The Position Data Matrix

This section of the patch sets up the position data matrix (the specific name doesn't matter). This matrix must be a 3-plane float32 matrix. The matrix dimension sets the number of shapes that will be generated, with each cell representing one shape. It doesn't matter how this is set, in this example "3 9"  or "27 1" would work equally well.

The 3 planes hold the position data for each shape:
Plane 0 = X position
Plane 1 = Y position
Plane 2 = Z position

This matrix can be set or filled in any manner supported by Jitter. This patch uses various jit.expr and other objects to generate position data. (There's an excellent online article on jit.expr.)

The jit.cellblock object shows the actual data that the matrix is sending to jit.gl.multiple. Set the number box to see each plane (X, Y, and Z positions).


The Scale Data Matrix

This section sets up the scale data matrix. Scale is also a 3-plane float32 matrix. This matrix is set to a dimension of “1 1”. In this example, all shapes are at the same scale, so it's not necessary to specify the scale for every individual shape. This is where the @dimparam of the jit.gl.multiple comes in, it sets the point at which matrix data will wrap when parameter matrices don't have matching dimensions. In this case it wouldn’t really matter as the default wrapping would yield the same results, but it’s good to understand how this works.

The three planes hold the scale data for each shape:
Plane 0 = X scale
Plane 1 = Y scale
Plane 2 = Z scale

This example uses an empty matrix with an applied a jit.expr expression to set all values to a specific number for all axes.


Changing the Position Data for One Object

This section shows a method for changing the position of one shape.  Three different sine waves are converted to a number, and are used to change the x, y, and z position of the shape at cell position “4 1”. This example addresses only the center shape. Click the toggle to see the shape move. The changing data can be seen in the jit.cellblock grid attached to the position matrix.
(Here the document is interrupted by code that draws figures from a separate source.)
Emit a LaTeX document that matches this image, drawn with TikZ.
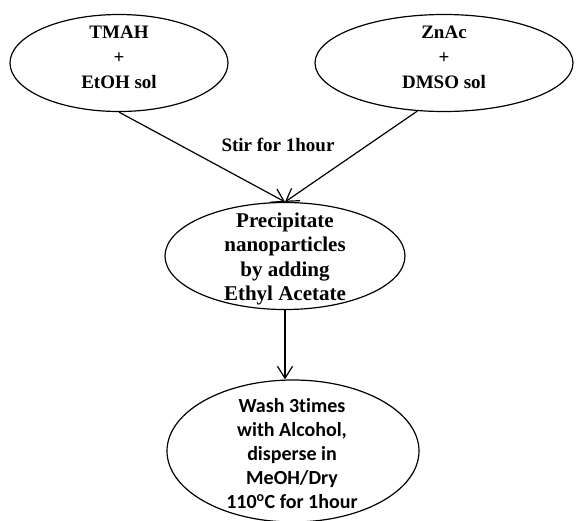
\documentclass[tikz,border=0pt]{standalone}
\usepackage{fontspec}
\setmainfont{Liberation Serif}
\newfontfamily\calfont[Ligatures=NoCommon]{Carlito}
\usetikzlibrary{shapes.geometric,arrows.meta}
\tikzset{
  ell/.style={draw, ellipse, line width=1.2pt, inner sep=0pt},
  lbl/.style={align=center, inner sep=0pt, font=\bfseries\fontsize{19}{25}\selectfont},
  lblm/.style={align=center, inner sep=0pt, font=\bfseries\fontsize{21}{24.5}\selectfont},
  lblc/.style={align=center, inner sep=0pt, font=\calfont\bfseries\fontsize{20}{24}\selectfont},
  arr/.style={line width=1.2pt, -{Straight Barb[length=12pt,width=15pt,line width=1.2pt]}}
}
\begin{document}
\begin{tikzpicture}[x=1pt,y=-1pt]
\useasboundingbox (0,0) rectangle (576,520);
\node[ell, minimum width=218pt, minimum height=97pt] (a) at (119,63) {};
\node[lbl] (at) at (119,57) {TMAH\\+\\EtOH sol};
\node[ell, minimum width=258pt, minimum height=97pt] (b) at (444,63) {};
\node[lbl] (bt) at (444,57) {ZnAc\\+\\DMSO sol};
\node[ell, minimum width=240pt, minimum height=107pt] (c) at (285,256) {};
\node[lblm] (ct) at (285,259) {Precipitate\\nanoparticles\\by adding\\Ethyl Acetate};
\node[ell, minimum width=252pt, minimum height=142pt] (d) at (293,451) {};
\node[lblc] (dt) at (292,454) {Wash 3times\\with Alcohol,\\disperse in\\MeOH/Dry\\110\textsuperscript{o}C for 1hour};
\node[lbl] (stir) at (278,145) {Stir for 1hour};
\draw[arr] (a.south) -- (c.north);
\draw[arr] (b.-119) -- (c.north);
\draw[arr] (c.south) -- (c.south |- d.north);
\end{tikzpicture}
\end{document}
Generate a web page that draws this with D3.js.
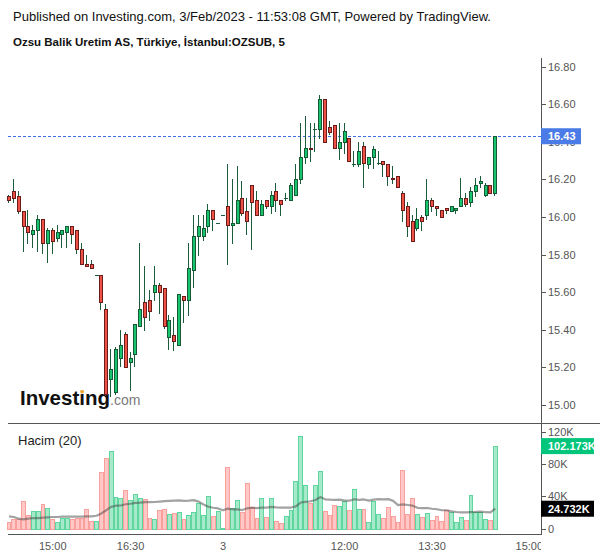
<!DOCTYPE html>
<html><head><meta charset="utf-8">
<script src="https://cdn.jsdelivr.net/npm/d3@7"></script>
<style>html,body{margin:0;padding:0;background:#fff;}svg{display:block;font-family:"Liberation Sans",Arial,sans-serif;}</style>
</head><body><svg id="c" width="600" height="558"></svg>
<script>
// ---- data (5-minute bars, OZSUB) ----
const opens  = [16.11,16.14,16.11,16.03,15.95,15.91,15.93,15.99,15.86,15.93,15.89,15.91,15.92,15.95,15.93,15.83,15.75,15.75,15.69,15.69,
15.51,15.14,15.07,15.25,15.38,15.23,15.27,15.42,15.55,15.56,15.60,15.64,15.62,15.36,15.37,15.32,15.58,15.56,15.72,15.90,
15.90,15.95,16.04,15.97,16.01,16.06,15.96,15.97,16.10,16.03,16.17,16.09,16.01,16.09,16.06,16.14,16.09,16.10,16.09,16.12,
16.20,16.32,16.37,16.47,16.47,16.63,16.48,16.49,16.37,16.40,16.42,16.28,16.28,16.38,16.28,16.32,16.29,16.30,16.28,16.21,
16.22,16.13,16.06,15.98,15.94,16.00,16.01,16.09,16.06,16.04,16.05,16.03,16.04,16.06,16.10,16.08,16.14,16.18,16.12,16.17,16.13];
const highs  = [16.12,16.20,16.14,16.03,16.04,15.96,16.01,15.99,15.94,15.94,15.96,15.93,15.95,15.95,15.93,15.86,15.80,15.77,15.69,15.69,
15.54,15.30,15.31,15.40,15.39,15.28,15.43,15.86,15.74,15.61,15.74,15.65,15.62,15.48,15.47,15.59,15.58,15.86,16.01,16.01,
16.01,16.07,16.04,15.97,16.01,16.28,16.20,16.27,16.19,16.10,16.17,16.14,16.09,16.09,16.14,16.18,16.09,16.13,16.18,16.28,
16.50,16.54,16.50,16.50,16.65,16.63,16.51,16.49,16.50,16.50,16.42,16.35,16.40,16.40,16.32,16.38,16.35,16.30,16.28,16.27,
16.22,16.14,16.08,16.01,16.05,16.01,16.20,16.10,16.06,16.04,16.05,16.06,16.05,16.21,16.13,16.16,16.21,16.22,16.18,16.17,16.43];
const lows   = [16.08,16.08,16.02,15.82,15.86,15.84,15.82,15.81,15.76,15.81,15.87,15.84,15.84,15.86,15.81,15.75,15.74,15.73,15.69,15.51,
15.06,15.05,15.06,15.21,15.20,15.08,15.21,15.42,15.40,15.45,15.56,15.49,15.41,15.30,15.29,15.32,15.44,15.48,15.63,15.80,
15.88,15.92,15.93,15.97,16.01,15.75,15.86,15.97,16.01,15.91,15.83,16.01,16.01,16.05,16.02,16.03,16.01,16.09,16.09,16.12,
16.18,16.29,16.30,16.35,16.42,16.40,16.44,16.37,16.31,16.34,16.30,16.27,16.27,16.16,16.26,16.26,16.28,16.22,16.17,16.18,
16.16,15.98,15.90,15.87,15.93,15.93,15.99,16.03,16.01,16.00,16.02,16.03,16.02,16.06,16.06,16.06,16.11,16.16,16.11,16.13,16.12];
const closes = [16.09,16.10,16.03,15.95,15.92,15.93,15.99,15.86,15.93,15.87,15.92,15.93,15.95,15.91,15.83,15.75,15.74,15.73,15.69,15.55,
15.06,15.19,15.30,15.32,15.20,15.25,15.43,15.51,15.47,15.50,15.64,15.60,15.42,15.45,15.34,15.59,15.56,15.73,15.90,15.95,
15.94,16.04,15.99,15.97,16.01,15.96,15.97,16.09,16.02,15.98,16.08,16.01,16.07,16.06,16.12,16.09,16.07,16.10,16.17,16.20,
16.32,16.37,16.36,16.47,16.63,16.40,16.45,16.37,16.40,16.46,16.30,16.28,16.35,16.29,16.32,16.36,16.29,16.28,16.22,16.20,
16.16,16.04,15.95,15.87,15.99,15.98,16.09,16.06,16.05,16.00,16.04,16.06,16.05,16.10,16.07,16.14,16.17,16.19,16.17,16.13,16.43];
// volume in thousands of shares
const volumes = [8.3,11.6,11.6,33.9,16.6,22.3,22.3,30.5,25.2,11.6,8.3,13.6,12.8,11.6,12.8,12.8,24.0,9.1,9.1,70.1,
87.5,95.7,39.2,38.5,47.5,35.1,42.5,37.6,36.3,13.2,11.6,22.7,24.0,17.8,19.4,20.3,11.6,16.6,20.3,31.8,
16.6,40.1,15.3,21.5,0.5,76.3,25.6,35.1,20.7,56.5,26.8,13.2,37.6,14.5,37.6,9.1,7.0,15.3,22.7,58.6,
114.7,54.0,31.8,54.0,71.0,21.5,16.6,28.9,27.7,33.9,22.7,48.7,24.0,24.0,8.3,33.9,17.8,13.2,26.5,15.3,
8.3,72.2,17.8,37.6,17.8,14.1,19.4,10.4,15.3,9.1,22.7,20.7,8.3,14.1,10.4,41.3,20.7,20.7,11.6,10.6,102.173];
// 20-bar volume average for the first bars (depends on bars before the window)
const volMAHead = [15.3,14.5,12.4,11.6,12.4,13.2,13.2,13.6,14.0,14.5,14.5,14.9,14.9,14.9,14.9,14.9,15.3,15.3,16.0];
const priceTicks = [15.00,15.20,15.40,15.60,15.80,16.00,16.20,16.40,16.60,16.80];
const volTicks = [0,40,80,120];
const volTickLabels = ["0","40K","80K","120K"];
const xTickIndex = [9,25,44,69,87,107];
const xTickLabels = ["15:00","16:30","3","12:00","13:30","15:00"];
const lastPrice = 16.43;
const lastVolLabel = "102.173K";
const maLast = 24.732;
const maLastLabel = "24.732K";

// ---- layout ----
const svg = d3.select("#c");
const axisX = 541;
const x = d3.scaleLinear().domain([0, volumes.length-1]).range([9, 495.3]);
const y = d3.scaleLinear().domain([15.00, 16.80]).range([405, 66.7]);
const vy = d3.scaleLinear().domain([0, 120]).range([528.7, 431.7]);
const FONT = '"Liberation Sans",Arial,sans-serif';

// header
svg.append("text").attr("x",13).attr("y",21).attr("font-size",13).attr("fill","#111")
  .text("Published on Investing.com, 3/Feb/2023 - 11:53:08 GMT, Powered by TradingView.");
svg.append("text").attr("x",13).attr("y",46).attr("font-size",11.5).attr("font-weight","bold").attr("fill","#111")
  .text("Ozsu Balik Uretim AS, Türkiye, İstanbul:OZSUB, 5");

// logo
const logo = svg.append("text").attr("x",20).attr("y",405).attr("font-family",FONT);
logo.append("tspan").attr("font-size",20.5).attr("font-weight","bold").attr("fill","#111").text("Investing");
logo.append("tspan").attr("font-size",14).attr("fill","#7a7a7a").text(".com");
try {
  const ext = logo.node().getExtentOfChar(6);
  svg.append("rect").attr("x",ext.x+ext.width/2-1.6).attr("y",405-15).attr("width",3.2).attr("height",3.4).attr("fill","#fff");
  svg.append("circle").attr("cx",ext.x+ext.width/2).attr("cy",405-13.3).attr("r",1.8).attr("fill","#f4a11d");
} catch(e) {}

// axes frame
const frame = svg.append("g").attr("stroke","#555").attr("stroke-width",1);
frame.append("line").attr("x1",axisX+0.5).attr("x2",axisX+0.5).attr("y1",58).attr("y2",535);
frame.append("line").attr("x1",8).attr("x2",600).attr("y1",423.5).attr("y2",423.5);
frame.append("line").attr("x1",8).attr("x2",axisX+1).attr("y1",534.5).attr("y2",534.5);

// price axis ticks
const pt = svg.append("g");
priceTicks.forEach(p => {
  const yy = Math.round(y(p)) + 0.5;
  pt.append("line").attr("x1",axisX+1).attr("x2",axisX+5).attr("y1",yy).attr("y2",yy).attr("stroke","#555");
  pt.append("text").attr("x",548).attr("y",yy).attr("dy","0.36em").attr("font-size",11).attr("fill","#555").text(p.toFixed(2));
});
// volume axis ticks
volTicks.forEach((v,i) => {
  const yy = Math.round(vy(v)) + 0.5;
  pt.append("line").attr("x1",axisX+1).attr("x2",axisX+5).attr("y1",yy).attr("y2",yy).attr("stroke","#555");
  pt.append("text").attr("x",548).attr("y",yy).attr("dy","0.36em").attr("font-size",11).attr("fill","#555").text(volTickLabels[i]);
});
// x labels (clipped at price axis)
svg.append("clipPath").attr("id","xclip").append("rect").attr("x",0).attr("y",535).attr("width",axisX).attr("height",23);
const xl = svg.append("g").attr("clip-path","url(#xclip)");
xTickIndex.forEach((ix,i) => {
  xl.append("text").attr("x",x(ix)).attr("y",550).attr("text-anchor","middle").attr("font-size",11).attr("fill","#555").text(xTickLabels[i]);
});

// volume pane label
svg.append("text").attr("x",18).attr("y",445).attr("font-size",13).attr("fill","#222").text("Hacim (20)");

// volume bars
const half = (x(1)-x(0))/2;
const vb = svg.append("g");
volumes.forEach((v,i) => {
  const up = closes[i] >= opens[i];
  const l = Math.round(x(i)-half), r = Math.round(x(i)+half);
  const top = Math.round(vy(v)) + 0.5, base = Math.round(vy(0)) + 0.5;
  vb.append("rect").attr("x",l+0.5).attr("y",Math.min(top, base-0.5)).attr("width",r-l-1).attr("height",Math.max(base-top,0.5))
    .attr("fill", up ? "#a6e9cb" : "#ffc8c6").attr("stroke", up ? "#5fd69e" : "#f9a09c").attr("stroke-width",1);
});
// volume moving average
const ma = volumes.map((v,i) => i < volMAHead.length ? volMAHead[i] : d3.mean(volumes.slice(i-19, i+1)));
svg.append("path").datum(ma)
  .attr("d", d3.line().x((d,i)=>x(i)).y(d=>vy(d)))
  .attr("fill","none").attr("stroke","rgba(70,70,70,0.5)").attr("stroke-width",2.2).attr("stroke-linejoin","round");

// last price line
svg.append("line").attr("x1",8).attr("x2",axisX).attr("y1",Math.round(y(lastPrice))+0.5).attr("y2",Math.round(y(lastPrice))+0.5)
  .attr("stroke","#3e6fe3").attr("stroke-width",1).attr("stroke-dasharray","3,2");

// candles
const cg = svg.append("g");
volumes.forEach((_,i) => {
  const o = opens[i], h = highs[i], lo = lows[i], c = closes[i];
  const up = c >= o;
  const cx = Math.round(x(i));
  const wickCol = "#1b5c3a";
  const yh = Math.round(y(h)), yl = Math.round(y(lo));
  if (yl - yh > 0) cg.append("line").attr("x1",cx-0.5).attr("x2",cx-0.5).attr("y1",yh).attr("y2",yl+1).attr("stroke",wickCol);
  const yt = Math.round(y(Math.max(o,c))), yb = Math.round(y(Math.min(o,c)));
  if (yb - yt < 1) {
    cg.append("line").attr("x1",cx-2).attr("x2",cx+2).attr("y1",yt+0.5).attr("y2",yt+0.5).attr("stroke",wickCol);
  } else {
    cg.append("rect").attr("x",cx-1.5).attr("y",yt+0.5).attr("width",3).attr("height",yb-yt)
      .attr("fill", up ? "#19c46f" : "#ef5147").attr("stroke", up ? "#155a35" : "#6a1d18").attr("stroke-width",1);
  }
});

// right-side labels
function axisLabel(yc, txt, bg, w) {
  const g = svg.append("g");
  g.append("rect").attr("x",axisX).attr("y",yc-8).attr("width",w).attr("height",16).attr("fill",bg);
  g.append("text").attr("x",axisX+7).attr("y",yc).attr("dy","0.36em").attr("font-size",11).attr("font-weight","bold").attr("fill","#fff").text(txt);
}
axisLabel(y(lastPrice), lastPrice.toFixed(2), "#4a7be6", 40);
axisLabel(vy(volumes[volumes.length-1]), lastVolLabel, "#00c57a", 53);
axisLabel(vy(maLast), maLastLabel, "#000", 53);
</script></body></html>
Changing the Scale Data for All Objects

This section shows a method for changing the scale parameter for all shapes. A scaled random signal is used to alter the size of all the shapes. Click the toggle to see this changing.


This tutorial provided an overview of the basic setup and parameters of jit.gl.multiple, as well as how to generate and alter the shape parameters. This hopefully provided a general starting point in understanding how jit.gl.multiple works and why it's so useful. There are many ways that this data generation and processing can be done within Jitter. Various examples are shown in the jit.gl.multiple help patch and all attributes and parameter matrix requirements are noted in the jit.gl.multiple reference.